Spacek has dabbled in television over the years, most recently on shows including Homecoming, Castle Rock, and Bloodline. But Night Sky represents her biggest commitment to the small screen, a headlining role in a prestige television series. Spacek says she’s just doing what she always has—finding the great stories. More than ever, however, those stories are streaming.

J.K. Simmons and Sissy Spacek in Night Sky.
J.K. Simmons and Sissy Spacek in Night Sky.Chuck Hodes/Amazon Studios

“This is kind of the time of television,” she says. “These days, you either have giant event films—$200 million films—or low-budget art films. So you find a lot of interesting material coming through in television. The bumpers are off. You can do so much more with cable or streaming than you could with network television. It’s about the characters.

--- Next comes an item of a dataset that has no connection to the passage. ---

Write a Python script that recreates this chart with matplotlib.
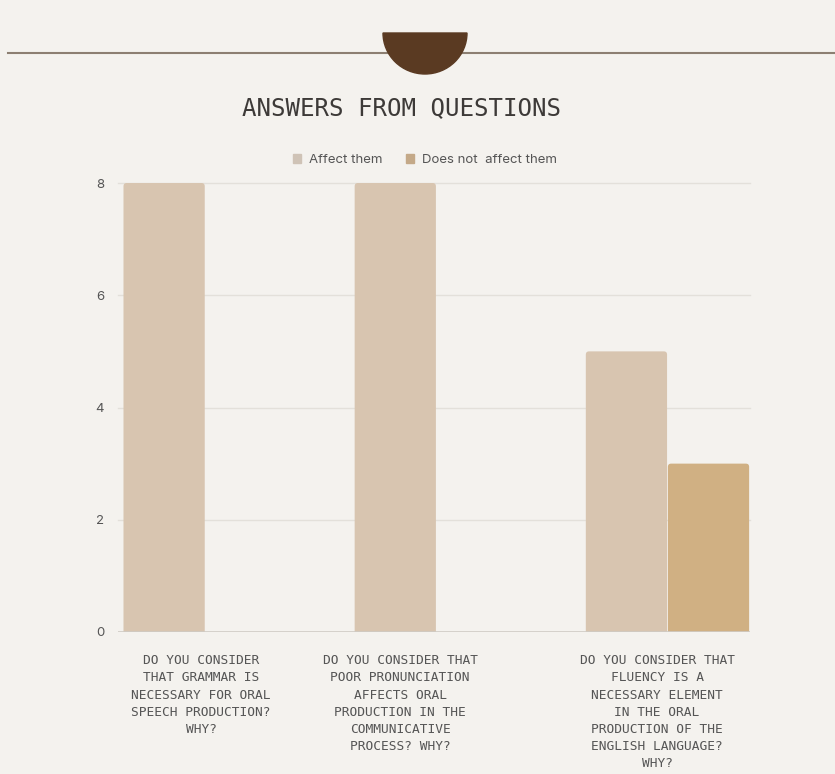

It’s about the story.”

But TV work has its downside, even in this age of plenty. Many actors who work in both mediums rave about the rapid pace of TV production, the rush of working without the net of a relatively gradual movie schedule. With that gradual pace, however, comes valuable perspective.

 “If you’re doing eight episodes, it’s hard to get an overview because sometimes all the scripts aren’t written,” Spacek says. “And even if they are, you’re going through them one after the other, after the other, making your tweaks and your changes and finessing them for the new actors who’ve been cast and the things that you all realize as a collaborating group. It’s hard. You can’t ever step back and look at the whole project like you can if you’re working on just one script rather than eight. To get an overview, you have to step off the cliff, or the planet, so to speak.”

Still, the medium suits her well. Spacek has always favored an intimate style of acting; she exudes trustworthiness and authentic warmth. It’s easy to spend time with her in your living room and enjoy her presence over a period of time.

Next up for Spacek: Sam & Kate, a romantic dramedy set (where else?) in a small town, in which Spacek and her daughter Schuyler Fisk star opposite Dustin Hoffman and his son, Jake Hoffman. That, and more quiet time in Virginia. Unless a new planet comes calling.